◆ **DATA FOR PROCESSING**

____________________

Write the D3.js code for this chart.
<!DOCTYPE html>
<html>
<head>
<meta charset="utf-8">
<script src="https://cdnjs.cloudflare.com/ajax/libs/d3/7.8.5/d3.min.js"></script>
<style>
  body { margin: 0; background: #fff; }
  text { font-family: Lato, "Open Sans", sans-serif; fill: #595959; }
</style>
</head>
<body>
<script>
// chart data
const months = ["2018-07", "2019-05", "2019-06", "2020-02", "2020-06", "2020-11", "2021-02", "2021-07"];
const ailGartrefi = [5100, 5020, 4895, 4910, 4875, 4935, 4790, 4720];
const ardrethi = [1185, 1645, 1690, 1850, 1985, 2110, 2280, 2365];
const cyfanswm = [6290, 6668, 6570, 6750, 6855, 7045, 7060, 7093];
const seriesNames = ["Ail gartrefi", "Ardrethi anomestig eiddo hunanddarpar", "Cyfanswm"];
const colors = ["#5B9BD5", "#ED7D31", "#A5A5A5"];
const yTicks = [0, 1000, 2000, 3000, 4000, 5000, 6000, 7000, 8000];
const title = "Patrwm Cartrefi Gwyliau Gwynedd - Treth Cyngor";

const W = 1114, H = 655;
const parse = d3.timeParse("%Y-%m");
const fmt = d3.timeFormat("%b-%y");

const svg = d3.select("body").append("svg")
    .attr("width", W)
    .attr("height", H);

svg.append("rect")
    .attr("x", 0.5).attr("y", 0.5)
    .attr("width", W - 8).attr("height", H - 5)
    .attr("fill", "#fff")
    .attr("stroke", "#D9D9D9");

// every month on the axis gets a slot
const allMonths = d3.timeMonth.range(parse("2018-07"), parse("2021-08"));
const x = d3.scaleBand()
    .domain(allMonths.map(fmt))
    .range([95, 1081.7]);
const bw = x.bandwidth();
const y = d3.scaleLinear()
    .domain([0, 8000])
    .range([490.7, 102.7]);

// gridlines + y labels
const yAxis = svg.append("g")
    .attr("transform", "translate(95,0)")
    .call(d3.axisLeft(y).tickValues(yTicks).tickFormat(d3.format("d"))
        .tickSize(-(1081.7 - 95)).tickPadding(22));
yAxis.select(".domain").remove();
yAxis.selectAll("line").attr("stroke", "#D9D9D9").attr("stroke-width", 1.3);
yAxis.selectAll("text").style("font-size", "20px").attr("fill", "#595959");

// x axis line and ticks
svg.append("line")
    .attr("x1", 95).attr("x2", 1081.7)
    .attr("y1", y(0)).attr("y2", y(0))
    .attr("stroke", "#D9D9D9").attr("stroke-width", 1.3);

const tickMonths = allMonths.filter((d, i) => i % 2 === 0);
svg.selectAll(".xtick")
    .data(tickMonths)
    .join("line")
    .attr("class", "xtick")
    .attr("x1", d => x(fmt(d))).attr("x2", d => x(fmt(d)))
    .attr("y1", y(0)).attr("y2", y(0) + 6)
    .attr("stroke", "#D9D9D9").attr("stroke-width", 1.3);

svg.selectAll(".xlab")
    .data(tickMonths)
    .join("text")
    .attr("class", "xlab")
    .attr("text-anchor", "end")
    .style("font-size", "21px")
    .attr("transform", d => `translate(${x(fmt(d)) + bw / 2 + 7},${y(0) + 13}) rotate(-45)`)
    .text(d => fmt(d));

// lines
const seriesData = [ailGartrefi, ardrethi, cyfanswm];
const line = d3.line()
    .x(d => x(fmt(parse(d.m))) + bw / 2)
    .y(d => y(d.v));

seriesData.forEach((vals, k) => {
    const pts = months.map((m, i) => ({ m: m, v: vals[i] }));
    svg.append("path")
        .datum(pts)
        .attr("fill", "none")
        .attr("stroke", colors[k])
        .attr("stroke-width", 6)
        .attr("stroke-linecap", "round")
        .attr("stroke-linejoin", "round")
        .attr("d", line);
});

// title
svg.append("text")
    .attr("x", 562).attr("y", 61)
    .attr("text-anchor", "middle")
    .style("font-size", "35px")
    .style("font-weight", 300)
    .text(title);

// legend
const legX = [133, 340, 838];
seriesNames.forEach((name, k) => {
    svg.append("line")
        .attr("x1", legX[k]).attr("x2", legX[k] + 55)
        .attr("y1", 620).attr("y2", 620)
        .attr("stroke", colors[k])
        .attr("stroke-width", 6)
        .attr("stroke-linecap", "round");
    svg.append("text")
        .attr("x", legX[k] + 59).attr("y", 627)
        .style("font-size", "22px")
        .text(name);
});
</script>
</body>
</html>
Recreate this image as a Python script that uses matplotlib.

____________________

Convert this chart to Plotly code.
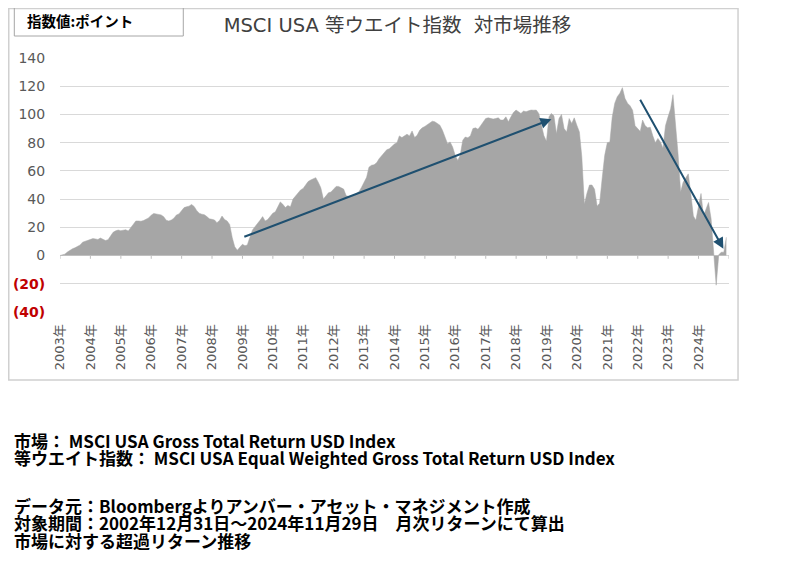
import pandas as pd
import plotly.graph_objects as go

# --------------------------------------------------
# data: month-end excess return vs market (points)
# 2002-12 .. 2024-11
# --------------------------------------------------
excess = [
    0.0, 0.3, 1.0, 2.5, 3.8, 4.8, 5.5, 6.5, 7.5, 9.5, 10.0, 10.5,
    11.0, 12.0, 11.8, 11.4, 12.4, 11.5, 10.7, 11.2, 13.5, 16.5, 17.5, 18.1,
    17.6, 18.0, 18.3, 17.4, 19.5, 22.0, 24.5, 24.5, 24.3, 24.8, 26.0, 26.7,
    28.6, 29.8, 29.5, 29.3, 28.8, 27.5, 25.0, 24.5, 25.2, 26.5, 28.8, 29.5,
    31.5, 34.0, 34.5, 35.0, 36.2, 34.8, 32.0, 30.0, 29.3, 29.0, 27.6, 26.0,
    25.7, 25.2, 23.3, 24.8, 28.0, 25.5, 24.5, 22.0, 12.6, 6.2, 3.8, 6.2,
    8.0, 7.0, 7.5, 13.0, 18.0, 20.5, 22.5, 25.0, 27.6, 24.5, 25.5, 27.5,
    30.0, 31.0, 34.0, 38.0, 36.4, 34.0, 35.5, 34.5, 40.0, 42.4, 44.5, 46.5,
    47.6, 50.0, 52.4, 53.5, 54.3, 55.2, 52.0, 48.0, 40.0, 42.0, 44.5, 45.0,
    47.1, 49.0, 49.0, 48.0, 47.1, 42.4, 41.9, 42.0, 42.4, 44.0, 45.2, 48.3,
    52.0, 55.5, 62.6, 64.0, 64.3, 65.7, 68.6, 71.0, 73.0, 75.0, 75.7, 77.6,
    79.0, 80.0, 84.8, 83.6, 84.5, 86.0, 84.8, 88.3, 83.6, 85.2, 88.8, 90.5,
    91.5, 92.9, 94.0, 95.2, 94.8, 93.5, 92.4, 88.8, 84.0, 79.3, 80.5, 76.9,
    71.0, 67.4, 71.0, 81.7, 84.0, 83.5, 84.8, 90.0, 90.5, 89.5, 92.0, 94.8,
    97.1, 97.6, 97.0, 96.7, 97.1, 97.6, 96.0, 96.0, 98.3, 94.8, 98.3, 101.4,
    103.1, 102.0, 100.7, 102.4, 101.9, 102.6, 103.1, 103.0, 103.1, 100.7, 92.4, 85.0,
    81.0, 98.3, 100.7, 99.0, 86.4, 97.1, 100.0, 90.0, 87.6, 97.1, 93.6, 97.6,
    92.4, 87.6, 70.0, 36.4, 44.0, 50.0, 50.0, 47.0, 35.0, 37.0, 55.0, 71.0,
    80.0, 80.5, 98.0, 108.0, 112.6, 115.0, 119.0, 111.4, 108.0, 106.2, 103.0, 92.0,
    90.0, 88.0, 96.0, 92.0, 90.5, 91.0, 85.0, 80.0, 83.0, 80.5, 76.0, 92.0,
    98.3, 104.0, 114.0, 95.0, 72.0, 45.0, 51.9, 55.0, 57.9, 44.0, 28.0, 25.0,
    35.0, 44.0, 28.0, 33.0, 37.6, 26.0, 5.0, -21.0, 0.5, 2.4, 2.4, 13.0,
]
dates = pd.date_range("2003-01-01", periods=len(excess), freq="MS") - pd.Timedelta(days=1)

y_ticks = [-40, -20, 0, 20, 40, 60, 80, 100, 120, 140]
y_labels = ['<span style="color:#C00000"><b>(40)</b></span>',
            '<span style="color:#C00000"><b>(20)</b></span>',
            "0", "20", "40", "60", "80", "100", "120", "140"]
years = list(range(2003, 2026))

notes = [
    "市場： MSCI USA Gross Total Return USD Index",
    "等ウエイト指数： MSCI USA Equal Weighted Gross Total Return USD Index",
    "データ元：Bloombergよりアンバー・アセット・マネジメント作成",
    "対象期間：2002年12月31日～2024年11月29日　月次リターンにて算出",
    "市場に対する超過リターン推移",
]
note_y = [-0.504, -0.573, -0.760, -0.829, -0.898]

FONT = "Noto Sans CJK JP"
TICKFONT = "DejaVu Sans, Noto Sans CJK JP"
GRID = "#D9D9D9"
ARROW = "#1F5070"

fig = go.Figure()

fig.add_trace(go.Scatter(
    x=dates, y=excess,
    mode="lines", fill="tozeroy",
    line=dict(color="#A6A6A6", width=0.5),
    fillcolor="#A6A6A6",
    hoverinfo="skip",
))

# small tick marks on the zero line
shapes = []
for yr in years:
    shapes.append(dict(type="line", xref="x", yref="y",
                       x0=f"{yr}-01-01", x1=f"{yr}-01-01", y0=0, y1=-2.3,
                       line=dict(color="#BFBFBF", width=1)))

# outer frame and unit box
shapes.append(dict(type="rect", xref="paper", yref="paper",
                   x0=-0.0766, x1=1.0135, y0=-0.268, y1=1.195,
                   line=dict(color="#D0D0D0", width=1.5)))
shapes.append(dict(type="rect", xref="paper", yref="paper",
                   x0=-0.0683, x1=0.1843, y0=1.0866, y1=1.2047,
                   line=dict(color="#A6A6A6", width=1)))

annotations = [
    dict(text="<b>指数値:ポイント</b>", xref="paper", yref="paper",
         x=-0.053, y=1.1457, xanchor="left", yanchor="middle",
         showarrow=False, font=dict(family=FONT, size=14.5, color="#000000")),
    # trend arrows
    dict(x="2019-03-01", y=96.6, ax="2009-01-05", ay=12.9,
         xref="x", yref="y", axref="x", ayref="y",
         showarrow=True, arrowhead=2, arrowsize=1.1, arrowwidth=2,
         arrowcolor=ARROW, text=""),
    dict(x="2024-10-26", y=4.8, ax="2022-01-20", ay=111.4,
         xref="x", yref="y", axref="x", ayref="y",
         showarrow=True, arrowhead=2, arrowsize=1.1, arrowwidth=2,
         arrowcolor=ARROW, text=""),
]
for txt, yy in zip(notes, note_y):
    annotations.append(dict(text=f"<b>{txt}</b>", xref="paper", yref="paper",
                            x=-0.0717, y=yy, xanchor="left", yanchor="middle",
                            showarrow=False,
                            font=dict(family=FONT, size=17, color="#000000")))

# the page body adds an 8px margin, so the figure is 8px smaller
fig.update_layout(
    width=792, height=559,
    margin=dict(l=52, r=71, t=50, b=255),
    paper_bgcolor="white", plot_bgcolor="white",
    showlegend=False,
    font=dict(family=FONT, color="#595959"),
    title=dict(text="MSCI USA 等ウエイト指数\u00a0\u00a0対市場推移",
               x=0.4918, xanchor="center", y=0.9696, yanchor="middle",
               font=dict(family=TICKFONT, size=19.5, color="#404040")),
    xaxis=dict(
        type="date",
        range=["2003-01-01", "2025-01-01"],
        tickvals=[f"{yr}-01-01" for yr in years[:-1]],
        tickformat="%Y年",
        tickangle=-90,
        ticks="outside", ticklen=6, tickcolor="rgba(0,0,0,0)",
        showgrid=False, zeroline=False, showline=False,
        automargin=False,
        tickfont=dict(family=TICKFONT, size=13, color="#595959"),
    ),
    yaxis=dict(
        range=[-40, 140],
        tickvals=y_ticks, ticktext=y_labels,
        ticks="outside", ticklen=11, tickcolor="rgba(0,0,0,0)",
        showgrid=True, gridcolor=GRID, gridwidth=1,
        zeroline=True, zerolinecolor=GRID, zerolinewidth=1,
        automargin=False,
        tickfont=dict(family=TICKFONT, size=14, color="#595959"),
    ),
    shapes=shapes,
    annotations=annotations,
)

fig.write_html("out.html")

____________________

Begin at the line that has "Convert this chart to Plotly code.", stop after the line that has "import plotly.graph_objects as go", and reproduce every line between them exactly and nothing else. Pictures stay out of the copy.

◆ **RESPONSE TO THIS EXERCISE**
Convert this chart to Plotly code.
import pandas as pd
import plotly.graph_objects as go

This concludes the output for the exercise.